Aron recalls being given a tour of the former, bleak practice facility in a Philadelphia college, with then-coach Doug Collins telling him how he needed a refrigerator.
“I said, ‘Doug, you need a refrigerator? I’ll buy you a refrigerator,'” he said. “You know what Josh did? They didn’t just buy a refrigerator for the court. They built a new practice facility that’s state of the art and best in the entire league, and the best in Camden, New Jersey. That’s a long cry from sharing a college gym.”
Sports teams Harris acquired are valued higher today than when he initially purchased them
Putting the Sixers’ win-loss record aside — the team’s second-worst season in history came in 2015-2016, with a 10-72 record, though last year, they got back up to 39-26 — it’s difficult to argue that Harris and his team haven’t expanded the business.
Forbes valued the 76ers at $330 million in 2011, the year Harris bought the team for $280 million. The 76ers were worth $2 billion this year, per Forbes. Before Harris’ deal, the team averaged 14,000 people per home game, 26th in the NBA. In the last two years, the team climbed to first in the league, averaging more than 20,000 fans.

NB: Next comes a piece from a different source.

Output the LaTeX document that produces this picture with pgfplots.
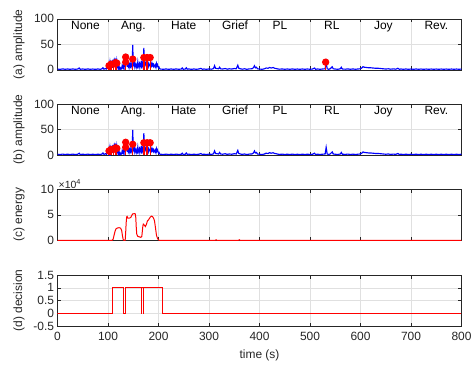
\documentclass[border=0pt]{standalone}
\usepackage{fontspec}
\setmainfont{Liberation Sans}
\usepackage{pgfplots}
\pgfplotsset{compat=1.18}

\definecolor{axgray}{RGB}{38,38,38}
\definecolor{gridgray}{RGB}{224,224,224}
\definecolor{mblue}{RGB}{0,0,255}
\definecolor{mred}{RGB}{255,0,0}

\newcommand{\fs}{\fontsize{12}{14}\selectfont}

\pgfplotsset{
  mstyle/.style={
    width=404bp, height=51bp, scale only axis,
    anchor=north west,
    xmin=0, xmax=800, xtick={0,100,...,800},
    axis line style={axgray, line width=0.6pt},
    tick style={axgray, line width=0.5pt},
    major tick length=3.5bp,
    tick align=inside,
    grid=major,
    major grid style={gridgray, line width=0.5pt},
    ticklabel style={font=\fs, text=axgray},
    label style={font=\fs, text=axgray},
    xticklabel style={yshift=-2.5bp},
    xlabel style={yshift=-3bp},
    /pgf/number format/assume math mode=true,
    ylabel style={at={(axis description cs:-0.095,0.5)}, anchor=center},
    clip mode=individual,
  },
  ampstyle/.style={
    ymin=0, ymax=100, ytick={0,50,100}, xticklabels={},
  },
}

\newcommand{\emolabels}{%
  \node[anchor=base west, font=\fs, text=black] at (axis cs:20,79) {None};
  \node[anchor=base west, font=\fs, text=black] at (axis cs:119,79) {Ang.};
  \node[anchor=base west, font=\fs, text=black] at (axis cs:218,79) {Hate};
  \node[anchor=base west, font=\fs, text=black] at (axis cs:319,79) {Grief};
  \node[anchor=base west, font=\fs, text=black] at (axis cs:419,79) {PL};
  \node[anchor=base west, font=\fs, text=black] at (axis cs:521,79) {RL};
  \node[anchor=base west, font=\fs, text=black] at (axis cs:620,79) {Joy};
  \node[anchor=base west, font=\fs, text=black] at (axis cs:720,79) {Rev.};
}

\pgfplotstableread{
t v
0 1.5
5 0.8
10 1.8
15 1
20 1.6
25 0.9
30 1.7
35 1
40 1.5
43 3.5
45 1
50 1.6
55 0.9
60 1.7
65 1
70 1.5
75 0.9
80 1.6
85 1
88 1.8
90 4
92 1.2
95 2.5
97 1.5
99 5
101 2
102 10
103 3
104 14
105 6
106 18
107 8
108 12
109 4
110 20
111 9
112 16
113 6
114 22
115 10
116 17
117 5
118 14
119 7
120 12
121 3
122 6
123 2
124 4
125 1.5
126 3
127 2
128 8
129 4
130 3
131 12
132 5
133 20
134 9
135 31
136 12
137 26
138 6
139 15
140 8
141 12
142 5
143 10
144 7
145 12
146 6
147 9
148 14
149 49
150 10
151 8
152 12
153 6
154 12
155 9
156 5
157 10
158 7
159 15
160 6
161 9
162 12
163 5
164 12
165 8
166 6
167 18
168 7
169 10
170 12
171 43
172 14
173 9
174 12
175 15
176 8
177 11
178 9
179 12
180 7
181 12
182 9
183 10
184 6
185 11
186 8
187 13
188 9
189 11
190 7
191 10
192 8
193 6
194 9
195 5
196 12
197 8
198 10
199 6
200 4
201 5
202 2
204 1.5
210 1
215 1.7
220 0.9
225 1.6
230 1
235 1.7
240 1
245 1.5
247 3.5
249 1
253 1.5
255 4
257 1.2
260 1.7
265 0.9
270 1.6
275 1
280 1.6
284 2.8
287 1
290 1.6
295 1
300 1.7
305 1.2
309 2.5
311 8
313 3
316 2.5
319 2
321 5
323 2
327 1.5
332 2.5
336 1.2
340 2
345 1.5
350 2.5
354 2
357 9
359 3
362 2
366 1.2
370 2
375 1
380 1.8
385 2
388 4
390 8
392 4
394 5
396 2
400 1.5
405 1
410 2
413 3.5
417 3
420 4.5
423 3.5
427 4.5
430 3
433 2.5
437 1.5
440 1.2
445 1.7
450 1
455 1.6
460 1
465 1.7
470 1
475 1.5
480 1
485 1.6
490 1
495 1.6
500 1
505 1.5
509 3.5
511 1
515 1.6
520 1
525 1.6
530 2
532 15
534 2
537 1
540 2
544 6
546 2
550 1.5
555 1
560 2
562 5
564 1.5
570 1.2
575 1.8
580 1
585 1.7
590 1
595 1.6
600 2
603 4
605 6
608 5
612 4.5
616 4
620 4
625 3.5
630 3
635 3
640 2.5
645 2
650 1.5
655 2
660 1.2
665 1.8
670 1.2
674 3
677 1
680 1.6
685 1
690 1.6
695 1
700 1.5
705 1
710 1.6
715 1
720 1.5
725 1
730 1.5
735 1
740 1.5
745 1
750 1.5
755 1
760 1.5
765 1
770 1.5
775 1
780 1.5
785 1
790 1.5
795 1
800 1.5
}\amptable

\pgfplotstableread{
t v
102 8
106 11
111 11
115 14
117.5 13
135 25
135 15
149 21
171 24
177.5 24
183.5 24
}\stemtable

\pgfplotstableread{
t e
0 0
108 0
110 0.2
112 1.0
114 1.8
116 2.3
119 2.45
122 2.5
125 2.4
127 2.0
128.5 1.0
130 0.2
131.5 0
134 0
135 1.5
136 3.5
137 4.6
138 4.7
139 4.4
141 4.35
143 4.4
145 4.5
147 4.9
149 5.2
152 5.25
154 5.2
155 4.5
156 2.5
157 1.2
159 0.8
162 0.7
165 0.6
167 0.8
168 1.8
169 2.8
170 3.2
172 3.0
174 2.7
176 3.1
178 3.8
180 4.0
182 4.3
184 4.6
186 4.75
188 4.7
190 4.4
192 3.9
194 2.5
196 1.0
198 0.4
200 0.1
202 0
312 0
314 0.12
316 0
358 0
360 0.12
362 0
800 0
}\energytable

\pgfplotstableread{
t d
0 0
108.5 0
108.5 1
131.5 1
131.5 0
134 0
134 1
165.5 1
165.5 0
167 0
167 1
169.5 1
169.5 0
170.5 0
170.5 1
207 1
207 0
800 0
}\decisiontable

\begin{document}
\begin{tikzpicture}
\path[use as bounding box] (0,0) rectangle (476bp,-368bp);

% (a)
\begin{axis}[mstyle, ampstyle, at={(57.5bp,-18.8bp)}, ylabel={(a) amplitude}]
\addplot[mblue, line width=1.15pt] table[x=t, y=v] {\amptable};
\addplot[mred, ycomb, line width=1.3pt, mark=*, mark size=3pt] table[x=t, y=v] {\stemtable};
\addplot[mred, ycomb, line width=1.3pt, mark=*, mark size=3pt] coordinates {(531,15)};
\emolabels
\end{axis}

% (b)
\begin{axis}[mstyle, ampstyle, at={(57.5bp,-104bp)}, ylabel={(b) amplitude}]
\addplot[mblue, line width=1.15pt] table[x=t, y=v] {\amptable};
\addplot[mred, ycomb, line width=1.3pt, mark=*, mark size=3pt] table[x=t, y=v] {\stemtable};
\emolabels
\end{axis}

% (c)
\begin{axis}[mstyle, at={(57.5bp,-189.4bp)}, ymin=0, ymax=10, ytick={0,5,10},
  xticklabels={}, ylabel={(c) energy}]
\addplot[mred, line width=1pt] table[x=t, y=e] {\energytable};
\node[anchor=south west, font=\fontsize{10.5}{12}\selectfont, text=axgray, inner sep=1pt]
  at (axis description cs:0,1) {×10\textsuperscript{4}};
\end{axis}

% (d)
\begin{axis}[mstyle, at={(57.5bp,-275bp)}, ymin=-0.5, ymax=1.5,
  ytick={-0.5,0,0.5,1,1.5}, yticklabels={-0.5,0,0.5,1,1.5},
  ylabel={(d) decision}, xlabel={time (s)}]
\addplot[color=red, line width=0.9pt] table[x=t, y=d] {\decisiontable};
\end{axis}
\end{tikzpicture}
\end{document}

As for his NHL team, Forbes put the Devils at $320 million in 2013, when Harris bought the majority stake in the team, and $550 million last year, though its attendance is down slightly since Harris bought in.
What does that mean for the Mets?
“He has to be willing to spend the right money and time to get the right players,” said Lasry, on the potential investment. “And if he gets that, I think it’s great for the fans of New York.”
Ignaczak, Harris’ close friend, said his competitive streak has surfaced when the pair have ran races together, like Philadelphia’s half and full marathons.
He recalls one race in particular, when Ignaczak started pushing the pace, pulling ahead from Harris slightly with a few miles to go. Harris convinced him to slow down so they could cross the finish line together. Ignaczak complied, only to see Harris pull away in the final stretch.
“He crossed about 10 second ahead of me.”